EXERCISE INSTRUCTIONS - Scan the following material for the string "this" and copy each line in which it appears.

Records contained in a dataset
## Begin

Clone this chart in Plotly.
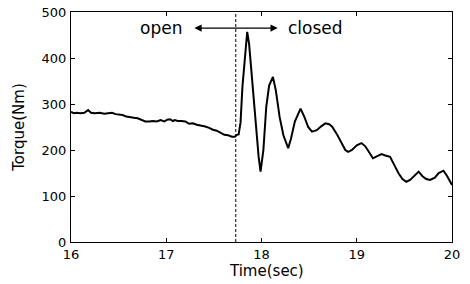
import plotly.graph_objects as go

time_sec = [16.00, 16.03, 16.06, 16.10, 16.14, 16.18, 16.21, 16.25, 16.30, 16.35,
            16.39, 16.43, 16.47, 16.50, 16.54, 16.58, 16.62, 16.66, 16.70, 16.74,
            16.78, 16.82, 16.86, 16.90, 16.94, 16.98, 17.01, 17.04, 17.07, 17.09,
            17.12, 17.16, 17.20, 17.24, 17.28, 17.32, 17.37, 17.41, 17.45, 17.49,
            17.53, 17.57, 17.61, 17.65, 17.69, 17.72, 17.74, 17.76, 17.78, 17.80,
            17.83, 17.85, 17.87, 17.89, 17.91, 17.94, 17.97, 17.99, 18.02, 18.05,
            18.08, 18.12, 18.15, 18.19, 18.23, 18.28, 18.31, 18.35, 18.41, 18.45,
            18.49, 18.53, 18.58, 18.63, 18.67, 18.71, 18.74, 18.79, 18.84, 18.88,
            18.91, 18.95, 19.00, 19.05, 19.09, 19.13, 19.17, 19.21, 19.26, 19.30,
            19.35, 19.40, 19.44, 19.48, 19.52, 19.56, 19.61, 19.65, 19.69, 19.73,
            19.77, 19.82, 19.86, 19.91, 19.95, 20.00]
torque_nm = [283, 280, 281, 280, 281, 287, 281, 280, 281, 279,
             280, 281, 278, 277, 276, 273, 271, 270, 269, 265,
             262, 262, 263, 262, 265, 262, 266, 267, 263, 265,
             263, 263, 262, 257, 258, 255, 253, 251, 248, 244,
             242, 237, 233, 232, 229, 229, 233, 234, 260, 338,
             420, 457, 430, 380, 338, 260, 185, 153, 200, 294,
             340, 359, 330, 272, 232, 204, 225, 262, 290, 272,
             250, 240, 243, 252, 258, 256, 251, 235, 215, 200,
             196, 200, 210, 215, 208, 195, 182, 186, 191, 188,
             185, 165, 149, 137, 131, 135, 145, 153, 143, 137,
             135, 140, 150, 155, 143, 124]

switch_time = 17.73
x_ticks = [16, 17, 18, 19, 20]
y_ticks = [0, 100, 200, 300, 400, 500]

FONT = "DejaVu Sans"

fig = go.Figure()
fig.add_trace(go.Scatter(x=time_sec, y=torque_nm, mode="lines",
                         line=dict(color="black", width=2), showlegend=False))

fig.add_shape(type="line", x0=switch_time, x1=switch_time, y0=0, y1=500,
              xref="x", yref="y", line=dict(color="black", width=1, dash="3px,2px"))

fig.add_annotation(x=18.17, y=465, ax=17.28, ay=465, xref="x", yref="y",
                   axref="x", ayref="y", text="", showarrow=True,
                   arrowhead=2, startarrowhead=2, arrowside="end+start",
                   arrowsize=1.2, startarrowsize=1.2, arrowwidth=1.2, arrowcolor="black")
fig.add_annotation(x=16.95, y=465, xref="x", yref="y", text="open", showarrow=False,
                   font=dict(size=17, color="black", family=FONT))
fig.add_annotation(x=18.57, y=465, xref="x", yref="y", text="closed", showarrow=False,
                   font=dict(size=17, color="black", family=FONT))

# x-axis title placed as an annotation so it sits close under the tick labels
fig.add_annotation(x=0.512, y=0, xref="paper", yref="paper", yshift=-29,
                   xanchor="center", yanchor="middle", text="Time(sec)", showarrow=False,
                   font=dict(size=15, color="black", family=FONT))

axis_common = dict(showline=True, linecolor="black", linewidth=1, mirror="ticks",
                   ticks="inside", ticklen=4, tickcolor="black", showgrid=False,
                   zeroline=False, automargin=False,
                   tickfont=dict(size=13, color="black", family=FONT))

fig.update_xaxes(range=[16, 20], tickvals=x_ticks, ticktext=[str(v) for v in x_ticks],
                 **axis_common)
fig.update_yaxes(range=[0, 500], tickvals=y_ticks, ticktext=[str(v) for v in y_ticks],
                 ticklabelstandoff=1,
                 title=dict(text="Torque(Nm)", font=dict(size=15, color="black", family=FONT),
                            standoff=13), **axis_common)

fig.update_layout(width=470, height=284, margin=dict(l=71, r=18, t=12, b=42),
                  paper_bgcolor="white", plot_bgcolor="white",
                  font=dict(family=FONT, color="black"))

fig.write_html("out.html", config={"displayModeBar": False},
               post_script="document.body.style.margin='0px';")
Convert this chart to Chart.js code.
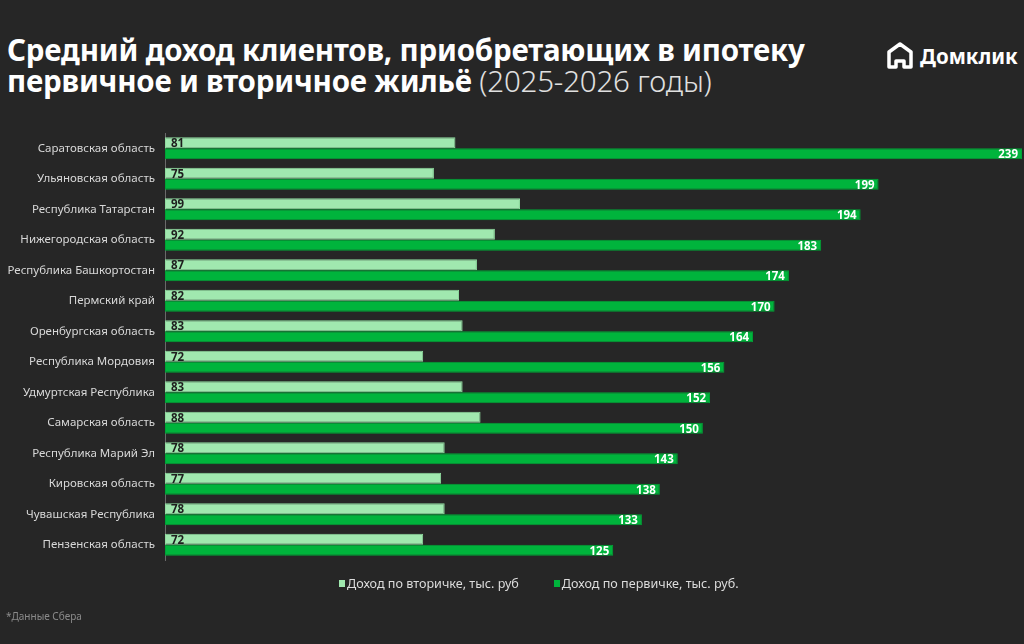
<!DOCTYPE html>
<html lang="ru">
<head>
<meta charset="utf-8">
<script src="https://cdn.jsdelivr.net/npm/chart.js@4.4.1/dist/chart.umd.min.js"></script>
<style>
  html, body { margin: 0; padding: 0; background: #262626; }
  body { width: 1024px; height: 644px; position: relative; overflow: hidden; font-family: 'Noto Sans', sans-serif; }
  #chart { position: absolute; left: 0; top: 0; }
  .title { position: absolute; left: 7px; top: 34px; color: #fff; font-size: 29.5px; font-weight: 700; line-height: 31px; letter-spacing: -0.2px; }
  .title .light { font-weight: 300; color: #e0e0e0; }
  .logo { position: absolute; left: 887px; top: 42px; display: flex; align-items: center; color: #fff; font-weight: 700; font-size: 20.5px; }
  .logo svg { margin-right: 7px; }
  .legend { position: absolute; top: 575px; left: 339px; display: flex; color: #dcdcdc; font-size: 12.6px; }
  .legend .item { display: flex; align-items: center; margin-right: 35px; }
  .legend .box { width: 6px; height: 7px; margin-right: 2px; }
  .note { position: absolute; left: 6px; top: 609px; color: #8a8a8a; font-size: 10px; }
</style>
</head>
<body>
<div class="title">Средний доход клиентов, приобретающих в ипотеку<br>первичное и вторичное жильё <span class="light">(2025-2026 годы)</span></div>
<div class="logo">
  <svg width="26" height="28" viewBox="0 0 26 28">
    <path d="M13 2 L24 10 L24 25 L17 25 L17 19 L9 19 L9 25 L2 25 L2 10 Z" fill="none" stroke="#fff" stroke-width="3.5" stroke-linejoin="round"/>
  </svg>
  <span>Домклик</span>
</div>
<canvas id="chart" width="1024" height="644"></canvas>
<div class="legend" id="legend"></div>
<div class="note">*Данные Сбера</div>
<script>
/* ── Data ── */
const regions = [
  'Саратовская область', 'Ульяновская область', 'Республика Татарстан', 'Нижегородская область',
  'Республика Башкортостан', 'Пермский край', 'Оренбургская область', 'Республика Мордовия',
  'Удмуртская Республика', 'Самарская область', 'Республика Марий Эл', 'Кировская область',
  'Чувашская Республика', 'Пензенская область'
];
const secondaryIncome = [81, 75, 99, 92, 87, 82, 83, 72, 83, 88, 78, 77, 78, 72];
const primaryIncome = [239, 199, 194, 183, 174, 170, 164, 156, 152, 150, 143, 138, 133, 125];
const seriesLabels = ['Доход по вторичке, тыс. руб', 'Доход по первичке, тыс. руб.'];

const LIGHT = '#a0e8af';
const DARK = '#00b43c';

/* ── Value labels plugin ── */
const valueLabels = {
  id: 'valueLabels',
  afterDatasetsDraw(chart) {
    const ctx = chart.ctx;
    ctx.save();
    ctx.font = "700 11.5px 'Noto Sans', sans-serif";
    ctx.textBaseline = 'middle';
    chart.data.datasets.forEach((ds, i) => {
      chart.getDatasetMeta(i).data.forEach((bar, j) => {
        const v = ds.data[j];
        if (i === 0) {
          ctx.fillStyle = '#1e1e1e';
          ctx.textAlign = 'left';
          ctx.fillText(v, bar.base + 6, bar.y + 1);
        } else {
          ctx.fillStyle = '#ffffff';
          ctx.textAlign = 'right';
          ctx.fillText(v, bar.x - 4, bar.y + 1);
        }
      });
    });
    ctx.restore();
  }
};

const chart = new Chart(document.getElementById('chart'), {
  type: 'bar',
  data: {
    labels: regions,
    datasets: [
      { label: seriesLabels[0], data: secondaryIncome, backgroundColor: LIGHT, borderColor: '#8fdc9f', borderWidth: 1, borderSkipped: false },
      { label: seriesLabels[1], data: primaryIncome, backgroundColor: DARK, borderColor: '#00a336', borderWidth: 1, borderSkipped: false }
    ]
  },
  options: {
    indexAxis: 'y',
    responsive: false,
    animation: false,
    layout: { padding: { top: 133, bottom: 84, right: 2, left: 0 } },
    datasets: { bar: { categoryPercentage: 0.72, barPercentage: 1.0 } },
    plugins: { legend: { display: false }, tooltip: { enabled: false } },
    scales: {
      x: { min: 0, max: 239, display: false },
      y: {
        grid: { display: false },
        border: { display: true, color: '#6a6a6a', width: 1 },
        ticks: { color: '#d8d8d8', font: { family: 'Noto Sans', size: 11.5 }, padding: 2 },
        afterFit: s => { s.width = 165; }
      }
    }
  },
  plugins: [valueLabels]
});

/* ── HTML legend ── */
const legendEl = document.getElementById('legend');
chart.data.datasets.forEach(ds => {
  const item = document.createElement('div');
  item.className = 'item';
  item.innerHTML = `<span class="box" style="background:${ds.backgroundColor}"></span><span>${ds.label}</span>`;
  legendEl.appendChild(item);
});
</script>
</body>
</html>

## End

IN RESPONSE -
Clone this chart in Plotly.
Convert this chart to Chart.js code.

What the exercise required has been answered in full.